In a significant step to shore up the Dominican Republic’s national digital and strategic security, the Dominican Institute of Telecommunications (Indotel) and the nation’s Ministry of Defense have formalized a wide-ranging cooperation agreement focused on upgrading core telecommunications infrastructure, enhancing cyber defense capabilities, and modernizing national strategic security systems.
The binding agreement was officially signed by Guido Gómez Mazara, president of the Indotel Board of Directors, and Carlos Fernández Onofre, the Dominican Republic’s Minister of Defense, during a formal ceremony in Santo Domingo. Under the terms of the new partnership, the two government bodies will collaborate across multiple critical domains, including advancing radio spectrum monitoring protocols, streamlining national frequency management practices, rolling out more robust proactive interference prevention measures, and coordinating unified responses to growing cyber and technology-based threats targeting the nation.

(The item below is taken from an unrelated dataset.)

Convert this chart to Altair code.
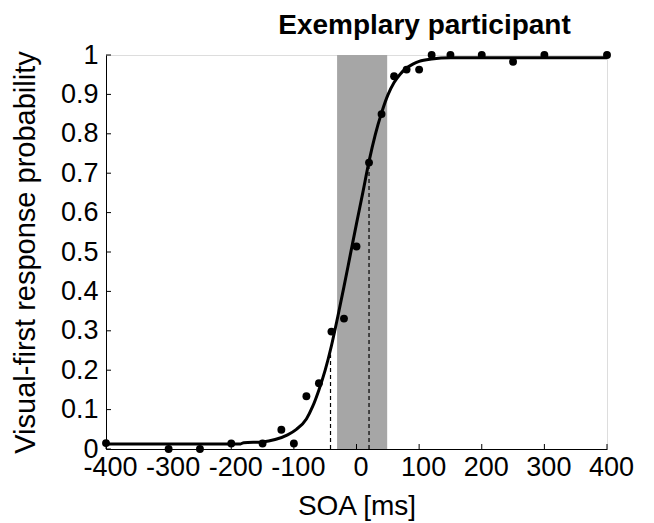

A key deliverable of this inter-institutional alliance is the establishment of a new dedicated technical unit whose exclusive mandate will be advancing initiatives in telecommunications security and cyber defense. Beyond this specialized unit, the partners have also laid out plans to launch a Binational Border Monitoring Center, a purpose-built facility designed to detect unauthorized and illegal signal interference along the country’s border, track unauthorized drone activity, and streamline inter-agency coordination to respond quickly to emerging security risks in border regions.
Additional provisions of the agreement outline shared use of existing institutional infrastructure to expand both telecommunications coverage and national surveillance reach across the country. The partnership also includes dedicated support for advancing digital transformation efforts and expanding access to virtual education programs within Dominican military academic institutions. Senior government officials involved in the agreement emphasized that this cross-agency alliance will do more than address immediate security gaps: it will consolidate the Dominican Republic’s technological sovereignty and deliver far-reaching improvements to the protection of the nation’s critical communications infrastructure, which serves as a backbone for all government and commercial activity across the country.